Este carácter mixto requiere de la planificación democrática, incluyendo la incidencia en precios clave de la economía como los salarios mínimos, las tasas de interés, el tipo de cambio, las tarifas de servicios básicos y el precio de emisión de gases con efecto invernadero, así como de la provisión estatal (aunque no necesariamente mediante producción estatal) de bienes comunes -ambientales, sociales y culturales- así como la de bienes de consumo colectivo o con efectos colectivos sustanciales (externalidades). Y también requiere de mercados que aseguren los múltiples intercambios descentralizados y desconcentrados necesarios para la producción de bienes y servicios útiles a la sociedad, en procesos que estimulen la innovación y la eficiencia con el límite de hacer posible un creciente bienestar equitativo y sostenible.

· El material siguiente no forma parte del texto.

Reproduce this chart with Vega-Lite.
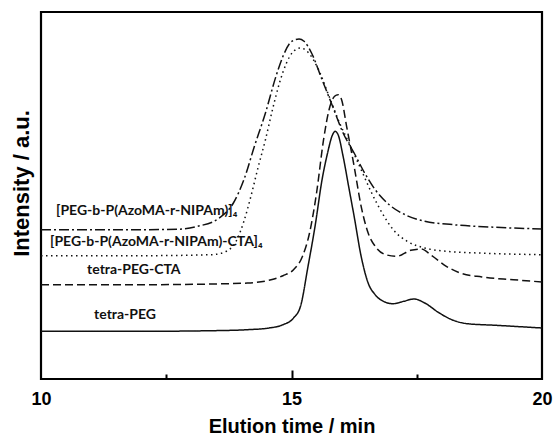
{
  "$schema": "https://vega.github.io/schema/vega-lite/v6.json",
  "autosize": "none",
  "width": 501,
  "height": 367,
  "padding": {"left": 41, "top": 12, "right": 13, "bottom": 56},
  "background": "white",
  "config": {
    "view": {"stroke": "#000", "strokeWidth": 2.2},
    "font": "Liberation Sans"
  },
  "resolve": {"axis": {"x": "independent"}},
  "datasets": {
    "curves": [
      {"t": 10.0, "v": 47.7, "s": "tetra-PEG"},
      {"t": 12.0, "v": 47.7, "s": "tetra-PEG"},
      {"t": 13.41, "v": 48.3, "s": "tetra-PEG"},
      {"t": 14.12, "v": 49.3, "s": "tetra-PEG"},
      {"t": 14.55, "v": 51, "s": "tetra-PEG"},
      {"t": 14.83, "v": 54.3, "s": "tetra-PEG"},
      {"t": 15.04, "v": 61, "s": "tetra-PEG"},
      {"t": 15.18, "v": 72.7, "s": "tetra-PEG"},
      {"t": 15.33, "v": 112.7, "s": "tetra-PEG"},
      {"t": 15.47, "v": 152.7, "s": "tetra-PEG"},
      {"t": 15.61, "v": 199.3, "s": "tetra-PEG"},
      {"t": 15.72, "v": 226, "s": "tetra-PEG"},
      {"t": 15.82, "v": 244.3, "s": "tetra-PEG"},
      {"t": 15.87, "v": 247.7, "s": "tetra-PEG"},
      {"t": 15.93, "v": 244.3, "s": "tetra-PEG"},
      {"t": 16.03, "v": 222.7, "s": "tetra-PEG"},
      {"t": 16.14, "v": 192.7, "s": "tetra-PEG"},
      {"t": 16.25, "v": 162.7, "s": "tetra-PEG"},
      {"t": 16.39, "v": 122.7, "s": "tetra-PEG"},
      {"t": 16.53, "v": 96, "s": "tetra-PEG"},
      {"t": 16.67, "v": 84.3, "s": "tetra-PEG"},
      {"t": 16.81, "v": 78.3, "s": "tetra-PEG"},
      {"t": 17.03, "v": 75.3, "s": "tetra-PEG"},
      {"t": 17.24, "v": 77.7, "s": "tetra-PEG"},
      {"t": 17.45, "v": 80, "s": "tetra-PEG"},
      {"t": 17.66, "v": 76, "s": "tetra-PEG"},
      {"t": 17.95, "v": 66, "s": "tetra-PEG"},
      {"t": 18.23, "v": 58.7, "s": "tetra-PEG"},
      {"t": 18.51, "v": 55.3, "s": "tetra-PEG"},
      {"t": 19.08, "v": 53.7, "s": "tetra-PEG"},
      {"t": 20.0, "v": 51, "s": "tetra-PEG"},

      {"t": 10.0, "v": 94.3, "s": "tetra-PEG-CTA"},
      {"t": 12.0, "v": 94.3, "s": "tetra-PEG-CTA"},
      {"t": 13.41, "v": 95, "s": "tetra-PEG-CTA"},
      {"t": 14.12, "v": 96, "s": "tetra-PEG-CTA"},
      {"t": 14.55, "v": 98.7, "s": "tetra-PEG-CTA"},
      {"t": 14.83, "v": 103.3, "s": "tetra-PEG-CTA"},
      {"t": 15.04, "v": 109.3, "s": "tetra-PEG-CTA"},
      {"t": 15.22, "v": 122.7, "s": "tetra-PEG-CTA"},
      {"t": 15.36, "v": 146, "s": "tetra-PEG-CTA"},
      {"t": 15.5, "v": 186, "s": "tetra-PEG-CTA"},
      {"t": 15.64, "v": 239.3, "s": "tetra-PEG-CTA"},
      {"t": 15.75, "v": 269.3, "s": "tetra-PEG-CTA"},
      {"t": 15.86, "v": 282.7, "s": "tetra-PEG-CTA"},
      {"t": 15.93, "v": 284.3, "s": "tetra-PEG-CTA"},
      {"t": 16.0, "v": 279.3, "s": "tetra-PEG-CTA"},
      {"t": 16.1, "v": 252.7, "s": "tetra-PEG-CTA"},
      {"t": 16.25, "v": 212.7, "s": "tetra-PEG-CTA"},
      {"t": 16.39, "v": 172.7, "s": "tetra-PEG-CTA"},
      {"t": 16.53, "v": 146, "s": "tetra-PEG-CTA"},
      {"t": 16.67, "v": 132.7, "s": "tetra-PEG-CTA"},
      {"t": 16.88, "v": 124.3, "s": "tetra-PEG-CTA"},
      {"t": 17.1, "v": 122.7, "s": "tetra-PEG-CTA"},
      {"t": 17.38, "v": 128.7, "s": "tetra-PEG-CTA"},
      {"t": 17.59, "v": 130, "s": "tetra-PEG-CTA"},
      {"t": 17.8, "v": 123.3, "s": "tetra-PEG-CTA"},
      {"t": 18.09, "v": 112.7, "s": "tetra-PEG-CTA"},
      {"t": 18.37, "v": 106, "s": "tetra-PEG-CTA"},
      {"t": 18.8, "v": 102, "s": "tetra-PEG-CTA"},
      {"t": 19.43, "v": 99.3, "s": "tetra-PEG-CTA"},
      {"t": 20.0, "v": 97, "s": "tetra-PEG-CTA"},

      {"t": 10.0, "v": 123.3, "s": "copolymer-CTA"},
      {"t": 12.0, "v": 123.3, "s": "copolymer-CTA"},
      {"t": 13.41, "v": 124.3, "s": "copolymer-CTA"},
      {"t": 13.7, "v": 127.7, "s": "copolymer-CTA"},
      {"t": 13.91, "v": 139.3, "s": "copolymer-CTA"},
      {"t": 14.05, "v": 157.7, "s": "copolymer-CTA"},
      {"t": 14.19, "v": 182.7, "s": "copolymer-CTA"},
      {"t": 14.33, "v": 211, "s": "copolymer-CTA"},
      {"t": 14.48, "v": 239.3, "s": "copolymer-CTA"},
      {"t": 14.62, "v": 269.3, "s": "copolymer-CTA"},
      {"t": 14.76, "v": 296, "s": "copolymer-CTA"},
      {"t": 14.9, "v": 316, "s": "copolymer-CTA"},
      {"t": 15.04, "v": 327.7, "s": "copolymer-CTA"},
      {"t": 15.18, "v": 331, "s": "copolymer-CTA"},
      {"t": 15.33, "v": 326.7, "s": "copolymer-CTA"},
      {"t": 15.54, "v": 309.3, "s": "copolymer-CTA"},
      {"t": 15.75, "v": 282.7, "s": "copolymer-CTA"},
      {"t": 15.96, "v": 256, "s": "copolymer-CTA"},
      {"t": 16.18, "v": 232.7, "s": "copolymer-CTA"},
      {"t": 16.39, "v": 209.3, "s": "copolymer-CTA"},
      {"t": 16.6, "v": 186, "s": "copolymer-CTA"},
      {"t": 16.81, "v": 166, "s": "copolymer-CTA"},
      {"t": 17.03, "v": 149.3, "s": "copolymer-CTA"},
      {"t": 17.31, "v": 137.7, "s": "copolymer-CTA"},
      {"t": 17.66, "v": 131, "s": "copolymer-CTA"},
      {"t": 18.09, "v": 127.7, "s": "copolymer-CTA"},
      {"t": 18.73, "v": 126, "s": "copolymer-CTA"},
      {"t": 20.0, "v": 124.3, "s": "copolymer-CTA"},

      {"t": 10.0, "v": 149.3, "s": "copolymer"},
      {"t": 12.0, "v": 149.3, "s": "copolymer"},
      {"t": 12.71, "v": 149.7, "s": "copolymer"},
      {"t": 13.13, "v": 152.7, "s": "copolymer"},
      {"t": 13.56, "v": 161, "s": "copolymer"},
      {"t": 13.84, "v": 176, "s": "copolymer"},
      {"t": 14.05, "v": 199.3, "s": "copolymer"},
      {"t": 14.26, "v": 232.7, "s": "copolymer"},
      {"t": 14.48, "v": 266, "s": "copolymer"},
      {"t": 14.69, "v": 302.7, "s": "copolymer"},
      {"t": 14.83, "v": 322.7, "s": "copolymer"},
      {"t": 14.97, "v": 336, "s": "copolymer"},
      {"t": 15.08, "v": 339.3, "s": "copolymer"},
      {"t": 15.15, "v": 340, "s": "copolymer"},
      {"t": 15.25, "v": 337.7, "s": "copolymer"},
      {"t": 15.4, "v": 326, "s": "copolymer"},
      {"t": 15.61, "v": 299.3, "s": "copolymer"},
      {"t": 15.82, "v": 272.7, "s": "copolymer"},
      {"t": 16.03, "v": 246, "s": "copolymer"},
      {"t": 16.25, "v": 226, "s": "copolymer"},
      {"t": 16.46, "v": 206, "s": "copolymer"},
      {"t": 16.67, "v": 189.3, "s": "copolymer"},
      {"t": 16.95, "v": 174.3, "s": "copolymer"},
      {"t": 17.31, "v": 163.3, "s": "copolymer"},
      {"t": 17.66, "v": 157.7, "s": "copolymer"},
      {"t": 18.23, "v": 154.3, "s": "copolymer"},
      {"t": 19.08, "v": 151.7, "s": "copolymer"},
      {"t": 20.0, "v": 150, "s": "copolymer"}
    ],
    "labelsTop": [
      {"t": 10.3, "v": 168.3, "label": "[PEG-b-P(AzoMA-r-NIPAm)]₄"},
      {"t": 10.18, "v": 137.3, "label": "[PEG-b-P(AzoMA-r-NIPAm)-CTA]₄"}
    ],
    "labelsBottom": [
      {"t": 10.92, "v": 109, "label": "tetra-PEG-CTA"},
      {"t": 11.06, "v": 64, "label": "tetra-PEG"}
    ]
  },
  "layer": [
    {
      "data": {"name": "curves"},
      "mark": {"type": "line", "interpolate": "monotone", "strokeWidth": 1.5, "color": "#111", "clip": true},
      "encoding": {
        "x": {
          "field": "t", "type": "quantitative",
          "scale": {"domain": [10, 20], "nice": false, "zero": false},
          "axis": {
            "orient": "bottom",
            "values": [10, 15, 20],
            "domain": false,
            "grid": false,
            "ticks": false,
            "tickSize": 0,
            "labelPadding": 11,
            "labelFont": "Liberation Sans",
            "labelFontSize": 18,
            "labelFontWeight": "bold",
            "labelColor": "#000",
            "labelFlush": false,
            "title": "Elution time / min",
            "titleFont": "Liberation Sans",
            "titleFontSize": 20,
            "titleFontWeight": "bold",
            "titleColor": "#000",
            "titlePadding": 8
          }
        },
        "y": {
          "field": "v", "type": "quantitative",
          "scale": {"domain": [0, 367], "nice": false, "zero": false},
          "axis": {
            "domain": false, "ticks": false, "labels": false, "grid": false,
            "title": "Intensity / a.u.",
            "titleFont": "Liberation Sans",
            "titleFontSize": 22,
            "titleFontWeight": "bold",
            "titleColor": "#000",
            "titlePadding": 8,
            "titleY": 171
          }
        },
        "detail": {"field": "s"},
        "strokeDash": {
          "field": "s", "type": "nominal", "legend": null,
          "scale": {
            "domain": ["tetra-PEG", "tetra-PEG-CTA", "copolymer-CTA", "copolymer"],
            "range": [[1, 0], [8, 4], [1.5, 3.5], [10, 3, 2, 3]]
          }
        }
      }
    },
    {
      "data": {"name": "labelsTop"},
      "mark": {"type": "text", "align": "left", "baseline": "middle", "font": "Lato", "fontWeight": "bold", "fontSize": 14, "color": "#111"},
      "encoding": {
        "x": {
          "field": "t", "type": "quantitative",
          "scale": {"domain": [10, 20], "nice": false, "zero": false},
          "axis": {
            "orient": "bottom",
            "values": [15],
            "offset": -9,
            "domain": false, "grid": false, "labels": false,
            "tickColor": "#000", "tickWidth": 2, "tickSize": 9,
            "title": null
          }
        },
        "y": {"field": "v", "type": "quantitative"},
        "text": {"field": "label"}
      }
    },
    {
      "data": {"name": "labelsBottom"},
      "mark": {"type": "text", "align": "left", "baseline": "middle", "font": "Lato", "fontWeight": "bold", "fontSize": 14, "color": "#111"},
      "encoding": {
        "x": {
          "field": "t", "type": "quantitative",
          "scale": {"domain": [10, 20], "nice": false, "zero": false},
          "axis": {
            "orient": "bottom",
            "values": [12.5, 17.5],
            "offset": -5,
            "domain": false, "grid": false, "labels": false,
            "tickColor": "#000", "tickWidth": 2, "tickSize": 5,
            "title": null
          }
        },
        "y": {"field": "v", "type": "quantitative"},
        "text": {"field": "label"}
      }
    }
  ]
}
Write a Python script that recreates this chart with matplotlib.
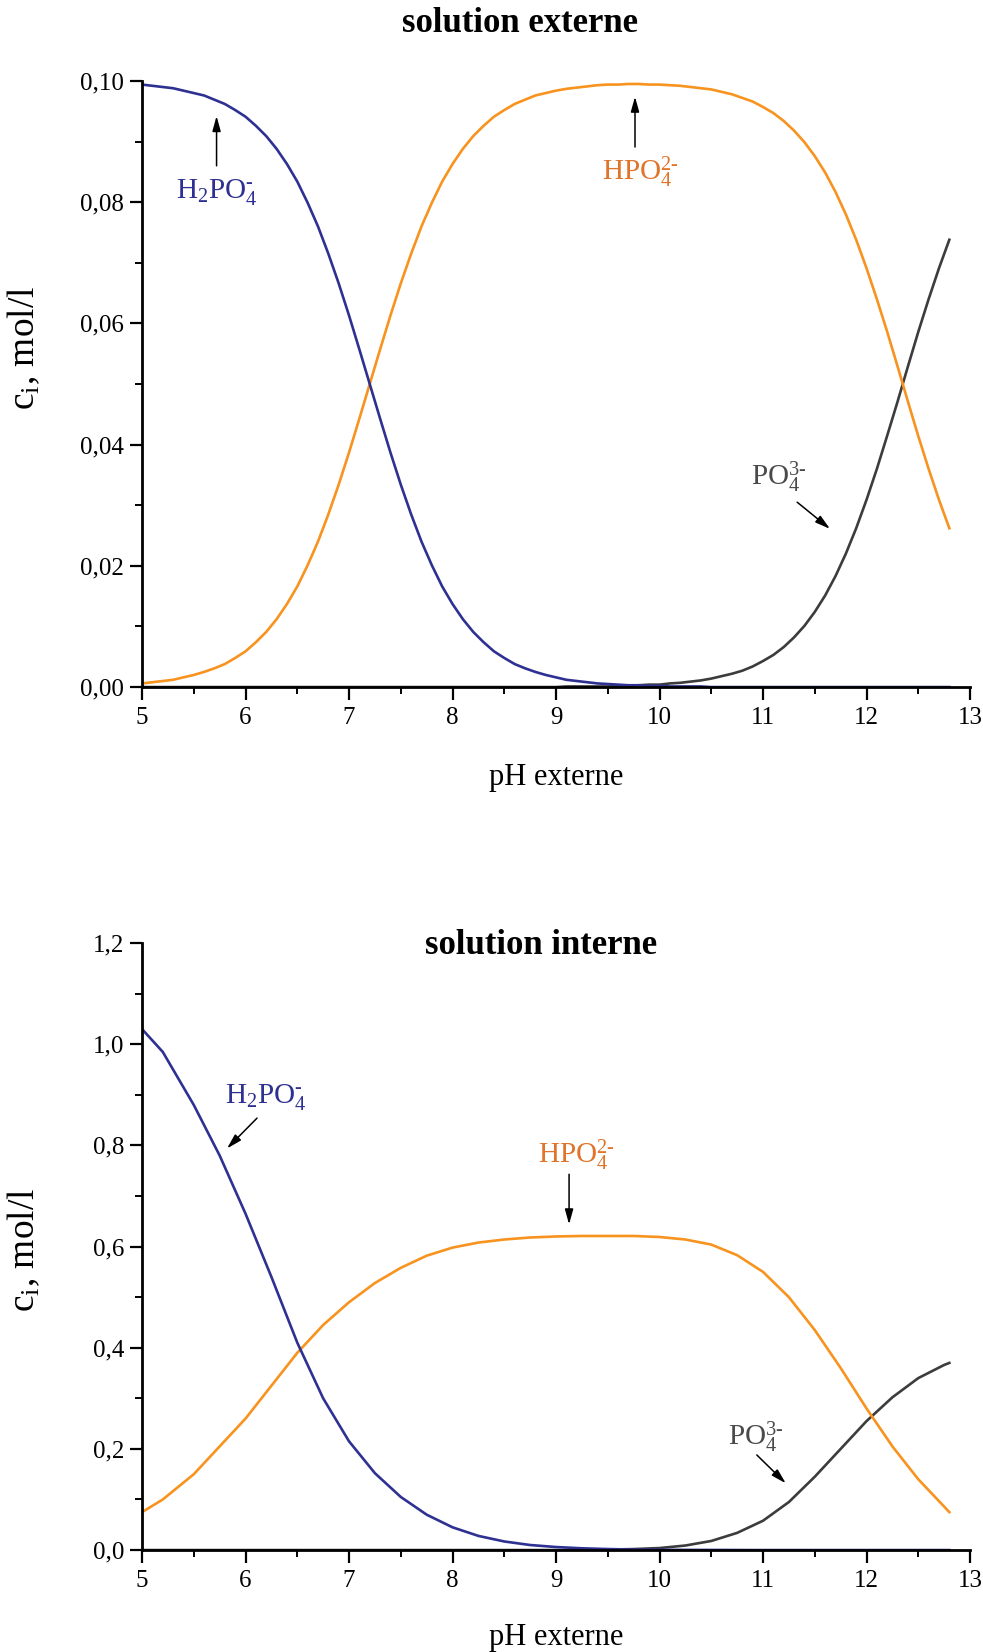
import numpy as np
import matplotlib
matplotlib.use("Agg")
import matplotlib.pyplot as plt
from matplotlib.ticker import MultipleLocator, FuncFormatter

plt.rcParams['font.family'] = ['Liberation Serif', 'DejaVu Serif']
plt.rcParams['mathtext.fontset'] = 'custom'
plt.rcParams['mathtext.rm'] = 'Liberation Serif'
plt.rcParams['mathtext.it'] = 'Liberation Serif:italic'

# solution externe (top chart)
ph_ext = [5.0, 5.1, 5.2, 5.3, 5.4, 5.5, 5.6, 5.7, 5.8, 5.9,
          6.0, 6.1, 6.2, 6.3, 6.4, 6.5, 6.6, 6.7, 6.8, 6.9,
          7.0, 7.1, 7.2, 7.3, 7.4, 7.5, 7.6, 7.7, 7.8, 7.9,
          8.0, 8.1, 8.2, 8.3, 8.4, 8.5, 8.6, 8.7, 8.8, 8.9,
          9.0, 9.1, 9.2, 9.3, 9.4, 9.5, 9.6, 9.7, 9.8, 9.9,
          10.0, 10.1, 10.2, 10.3, 10.4, 10.5, 10.6, 10.7, 10.8, 10.9,
          11.0, 11.1, 11.2, 11.3, 11.4, 11.5, 11.6, 11.7, 11.8, 11.9,
          12.0, 12.1, 12.2, 12.3, 12.4, 12.5, 12.6, 12.7, 12.8]
h2po4_ext = [0.0994, 0.0992, 0.0990, 0.0988, 0.0984, 0.0980, 0.0976, 0.0969, 0.0962, 0.0952,
             0.0941, 0.0926, 0.0909, 0.0888, 0.0863, 0.0834, 0.0799, 0.0760, 0.0715, 0.0666,
             0.0613, 0.0557, 0.0500, 0.0443, 0.0387, 0.0334, 0.0285, 0.0240, 0.0201, 0.0166,
             0.0137, 0.0112, 0.0091, 0.0074, 0.0059, 0.0048, 0.0038, 0.0031, 0.0025, 0.0020,
             0.0016, 0.0012, 0.0010, 0.0008, 0.0006, 0.0005, 0.0004, 0.0003, 0.0003, 0.0002,
             0.0002, 0.0001, 0.0001, 0.0001, 0.0001, 0.0, 0.0, 0.0, 0.0, 0.0,
             0.0, 0.0, 0.0, 0.0, 0.0, 0.0, 0.0, 0.0, 0.0, 0.0,
             0.0, 0.0, 0.0, 0.0, 0.0, 0.0, 0.0, 0.0, 0.0]
hpo4_ext = [0.0006, 0.0008, 0.0010, 0.0012, 0.0016, 0.0020, 0.0025, 0.0031, 0.0038, 0.0048,
            0.0059, 0.0074, 0.0091, 0.0112, 0.0137, 0.0166, 0.0201, 0.0240, 0.0285, 0.0334,
            0.0387, 0.0443, 0.0500, 0.0557, 0.0613, 0.0666, 0.0715, 0.0760, 0.0799, 0.0834,
            0.0863, 0.0888, 0.0909, 0.0926, 0.0941, 0.0952, 0.0962, 0.0969, 0.0976, 0.0980,
            0.0984, 0.0987, 0.0989, 0.0991, 0.0993, 0.0994, 0.0994, 0.0995, 0.0995, 0.0994,
            0.0994, 0.0993, 0.0992, 0.0990, 0.0988, 0.0986, 0.0982, 0.0978, 0.0972, 0.0966,
            0.0957, 0.0947, 0.0934, 0.0918, 0.0899, 0.0876, 0.0849, 0.0817, 0.0780, 0.0738,
            0.0691, 0.0640, 0.0586, 0.0529, 0.0471, 0.0414, 0.0360, 0.0309, 0.0262]
po4_ext = [0.0, 0.0, 0.0, 0.0, 0.0, 0.0, 0.0, 0.0, 0.0, 0.0,
           0.0, 0.0, 0.0, 0.0, 0.0, 0.0, 0.0, 0.0, 0.0, 0.0,
           0.0, 0.0, 0.0, 0.0, 0.0, 0.0, 0.0, 0.0, 0.0, 0.0,
           0.0, 0.0, 0.0, 0.0, 0.0, 0.0, 0.0, 0.0, 0.0, 0.0,
           0.0, 0.0001, 0.0001, 0.0001, 0.0001, 0.0001, 0.0002, 0.0002, 0.0003, 0.0004,
           0.0004, 0.0006, 0.0007, 0.0009, 0.0011, 0.0014, 0.0018, 0.0022, 0.0027, 0.0034,
           0.0043, 0.0053, 0.0066, 0.0082, 0.0101, 0.0124, 0.0151, 0.0183, 0.0220, 0.0262,
           0.0309, 0.0360, 0.0415, 0.0471, 0.0529, 0.0586, 0.0640, 0.0691, 0.0738]

# solution interne (bottom chart)
ph_int = [5.0, 5.2, 5.5, 5.75, 6.0, 6.25, 6.5, 6.75, 7.0, 7.25, 7.5, 7.75, 8.0, 8.25,
          8.5, 8.75, 9.0, 9.25, 9.5, 9.75, 10.0, 10.25, 10.5, 10.75, 11.0, 11.25,
          11.5, 11.75, 12.0, 12.25, 12.5, 12.75, 12.8]
h2po4_int = [1.03, 0.985, 0.88, 0.78, 0.665, 0.54, 0.41, 0.30, 0.215, 0.152, 0.105, 0.07, 0.045, 0.028,
             0.017, 0.010, 0.006, 0.0035, 0.002, 0.001, 0.0005, 0.0003, 0.0002, 0.0001, 0.0, 0.0,
             0.0, 0.0, 0.0, 0.0, 0.0, 0.0, 0.0]
hpo4_int = [0.075, 0.10, 0.15, 0.205, 0.26, 0.325, 0.39, 0.445, 0.49, 0.528, 0.558, 0.582, 0.598, 0.608,
            0.614, 0.618, 0.620, 0.621, 0.621, 0.621, 0.619, 0.614, 0.604, 0.583, 0.55, 0.50,
            0.435, 0.36, 0.28, 0.205, 0.14, 0.086, 0.075]
po4_int = [0.0, 0.0, 0.0, 0.0, 0.0, 0.0, 0.0, 0.0, 0.0, 0.0, 0.0, 0.0, 0.0, 0.0,
           0.0, 0.0, 0.0, 0.0, 0.001, 0.002, 0.004, 0.009, 0.018, 0.034, 0.058, 0.095,
           0.145, 0.20, 0.255, 0.302, 0.34, 0.366, 0.37]

BLUE = '#2e3192'
ORANGE = '#f7931e'
DARK = '#3c3c3c'
ORANGE_TXT = '#e0742a'
GRAY_TXT = '#4a4a4a'


def comma(v, nd):
    return ('%.*f' % (nd, v)).replace('.', ',')


def style_axes(ax, ymax, ystep, nd):
    ax.set_xlim(5, 13)
    ax.set_ylim(0, ymax)
    for s in ['top', 'right']:
        ax.spines[s].set_visible(False)
    for s in ['left', 'bottom']:
        ax.spines[s].set_linewidth(2.0)
    ax.xaxis.set_major_locator(MultipleLocator(1))
    ax.xaxis.set_minor_locator(MultipleLocator(0.5))
    ax.yaxis.set_major_locator(MultipleLocator(ystep))
    ax.yaxis.set_minor_locator(MultipleLocator(ystep / 2))
    ax.yaxis.set_major_formatter(FuncFormatter(lambda v, p: comma(v, nd)))
    ax.tick_params(which='major', direction='out', length=9, width=1.6, labelsize=18)
    ax.tick_params(which='minor', direction='out', length=5, width=1.4)
    ax.tick_params(axis='y', pad=4)
    ax.tick_params(axis='x', pad=5)
    ax.set_xlabel('pH externe', fontsize=22)
    ax.set_ylabel(r'c$_\mathregular{i}$, mol/l', fontsize=27)


def arrow(ax, xy, xytext):
    ax.annotate('', xy=xy, xytext=xytext,
                arrowprops=dict(arrowstyle='-|>,head_length=0.9,head_width=0.25',
                                color='black', lw=1.1, shrinkA=0, shrinkB=0))


HY = '\u2010'

fig = plt.figure(figsize=(9.83, 16.52), dpi=100)

# top chart
ax1 = fig.add_axes([0.1445, 0.5841, 0.8423, 0.3669])
ax1.plot(ph_ext, po4_ext, color=DARK, lw=1.9)
ax1.plot(ph_ext, hpo4_ext, color=ORANGE, lw=1.9)
ax1.plot(ph_ext, h2po4_ext, color=BLUE, lw=1.9)
style_axes(ax1, 0.10, 0.02, 2)
ax1.xaxis.set_label_coords(0.5, -0.125)
ax1.xaxis.label.set_va('top')
ax1.yaxis.set_label_coords(-0.121, 0.56)
fig.text(0.529, 1 - 24 / 1652, 'solution externe', ha='center', va='center',
         fontsize=25, fontweight='bold')

ax1.text(5.72, 0.0815, 'H$_2$PO$_4^{' + HY + '}$', color=BLUE, fontsize=21, ha='center', va='center')
arrow(ax1, (5.72, 0.0942), (5.72, 0.0860))
ax1.text(9.81, 0.0850, 'HPO$_4^{2' + HY + '}$', color=ORANGE_TXT, fontsize=21, ha='center', va='center')
arrow(ax1, (9.763, 0.0974), (9.763, 0.0891))
ax1.text(11.155, 0.0347, 'PO$_4^{3' + HY + '}$', color=GRAY_TXT, fontsize=21, ha='center', va='center')
arrow(ax1, (11.647, 0.0261), (11.33, 0.0305))

# bottom chart
ax2 = fig.add_axes([0.1445, 0.0617, 0.8423, 0.3674])
ax2.plot(ph_int, po4_int, color=DARK, lw=1.9)
ax2.plot(ph_int, hpo4_int, color=ORANGE, lw=1.9)
ax2.plot(ph_int, h2po4_int, color=BLUE, lw=1.9)
style_axes(ax2, 1.2, 0.2, 1)
ax2.xaxis.set_label_coords(0.5, -0.120)
ax2.xaxis.label.set_va('top')
ax2.yaxis.set_label_coords(-0.121, 0.494)
fig.text(541 / 983, 1 - 945 / 1652, 'solution interne', ha='center', va='center',
         fontsize=25, fontweight='bold')

ax2.text(6.198, 0.893, 'H$_2$PO$_4^{' + HY + '}$', color=BLUE, fontsize=21, ha='center', va='center')
arrow(ax2, (5.821, 0.794), (6.111, 0.854))
ax2.text(9.193, 0.781, 'HPO$_4^{2' + HY + '}$', color=ORANGE_TXT, fontsize=21, ha='center', va='center')
arrow(ax2, (9.126, 0.644), (9.126, 0.743))
ax2.text(10.93, 0.223, 'PO$_4^{3' + HY + '}$', color=GRAY_TXT, fontsize=21, ha='center', va='center')
arrow(ax2, (11.22, 0.132), (10.94, 0.188))

fig.savefig('out.png', dpi=100, facecolor='white')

Esto supone el análisis de "las situaciones en las que el interés individual es compatible con esa búsqueda del bienestar colectivo y aquellas en las que, por el contrario, constituye un obstáculo", en palabras de Tirole, dando lugar a las respectivas regulaciones públicas.
En todo caso, será indispensable planificar con lógica de economía de interés general (y no de "mano invisible del mercado") una acción sistémica de control del cambio climático que ha provocado el capitalismo (reitero, aquel sistema en el que predomina el capital concentrado en gran escala y su lógica de acumulación por sobre el trabajo, el bienestar colectivo y la resiliencia de los ecosistemas) progresivamente desde la revolución industrial, además de la polarización social que le es intrínseca. Y así evitar que la persistencia de la acumulación descontrolada de capital se transforme en un proceso catastrófico para la propia supervivencia humana.